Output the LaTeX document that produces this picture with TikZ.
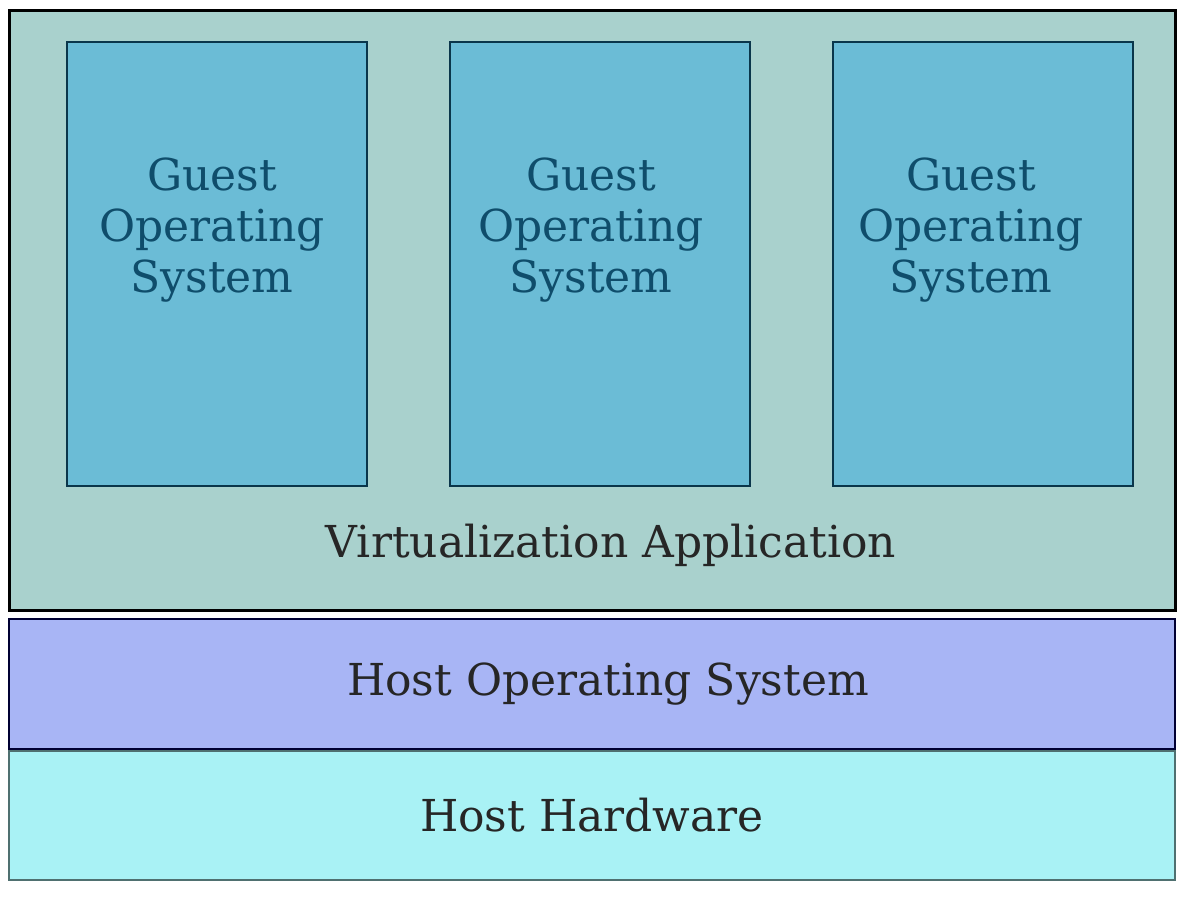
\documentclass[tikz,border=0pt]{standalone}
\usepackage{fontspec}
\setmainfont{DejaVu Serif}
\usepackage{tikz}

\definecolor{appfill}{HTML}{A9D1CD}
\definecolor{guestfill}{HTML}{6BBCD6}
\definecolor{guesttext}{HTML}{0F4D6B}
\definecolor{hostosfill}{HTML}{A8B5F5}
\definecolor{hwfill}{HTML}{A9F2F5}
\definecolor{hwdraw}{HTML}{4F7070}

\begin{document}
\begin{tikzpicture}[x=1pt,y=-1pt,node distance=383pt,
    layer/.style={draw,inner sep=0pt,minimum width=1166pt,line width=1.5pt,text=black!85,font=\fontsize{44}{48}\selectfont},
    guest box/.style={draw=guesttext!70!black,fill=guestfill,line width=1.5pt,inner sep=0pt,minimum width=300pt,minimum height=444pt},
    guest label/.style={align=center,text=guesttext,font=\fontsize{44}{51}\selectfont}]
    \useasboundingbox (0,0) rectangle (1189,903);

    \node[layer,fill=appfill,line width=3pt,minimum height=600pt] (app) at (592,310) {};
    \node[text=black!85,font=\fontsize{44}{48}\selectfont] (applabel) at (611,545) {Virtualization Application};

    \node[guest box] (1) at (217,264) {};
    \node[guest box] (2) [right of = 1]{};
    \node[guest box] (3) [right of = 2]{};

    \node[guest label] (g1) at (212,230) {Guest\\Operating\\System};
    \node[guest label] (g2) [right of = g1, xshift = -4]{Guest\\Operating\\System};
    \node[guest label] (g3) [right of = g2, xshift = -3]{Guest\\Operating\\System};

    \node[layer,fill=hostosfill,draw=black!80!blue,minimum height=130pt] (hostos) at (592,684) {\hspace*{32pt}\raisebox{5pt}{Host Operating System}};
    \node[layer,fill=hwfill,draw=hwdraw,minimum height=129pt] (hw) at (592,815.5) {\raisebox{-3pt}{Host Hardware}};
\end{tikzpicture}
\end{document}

________________

**WRITTEN REQUEST:** Leave out the pictures and transcribe everything else exactly.

**WRITTEN SOLUTION:**
Output the LaTeX document that produces this picture with TikZ.
\documentclass[tikz,border=0pt]{standalone}
\usepackage{fontspec}
\setmainfont{DejaVu Serif}
\usepackage{tikz}

\definecolor{appfill}{HTML}{A9D1CD}
\definecolor{guestfill}{HTML}{6BBCD6}
\definecolor{guesttext}{HTML}{0F4D6B}
\definecolor{hostosfill}{HTML}{A8B5F5}
\definecolor{hwfill}{HTML}{A9F2F5}
\definecolor{hwdraw}{HTML}{4F7070}

\begin{document}
\begin{tikzpicture}[x=1pt,y=-1pt,node distance=383pt,
    layer/.style={draw,inner sep=0pt,minimum width=1166pt,line width=1.5pt,text=black!85,font=\fontsize{44}{48}\selectfont},
    guest box/.style={draw=guesttext!70!black,fill=guestfill,line width=1.5pt,inner sep=0pt,minimum width=300pt,minimum height=444pt},
    guest label/.style={align=center,text=guesttext,font=\fontsize{44}{51}\selectfont}]
    \useasboundingbox (0,0) rectangle (1189,903);

    \node[layer,fill=appfill,line width=3pt,minimum height=600pt] (app) at (592,310) {};
    \node[text=black!85,font=\fontsize{44}{48}\selectfont] (applabel) at (611,545) {Virtualization Application};

    \node[guest box] (1) at (217,264) {};
    \node[guest box] (2) [right of = 1]{};
    \node[guest box] (3) [right of = 2]{};

    \node[guest label] (g1) at (212,230) {Guest\\Operating\\System};
    \node[guest label] (g2) [right of = g1, xshift = -4]{Guest\\Operating\\System};
    \node[guest label] (g3) [right of = g2, xshift = -3]{Guest\\Operating\\System};

    \node[layer,fill=hostosfill,draw=black!80!blue,minimum height=130pt] (hostos) at (592,684) {\hspace*{32pt}\raisebox{5pt}{Host Operating System}};
    \node[layer,fill=hwfill,draw=hwdraw,minimum height=129pt] (hw) at (592,815.5) {\raisebox{-3pt}{Host Hardware}};
\end{tikzpicture}
\end{document}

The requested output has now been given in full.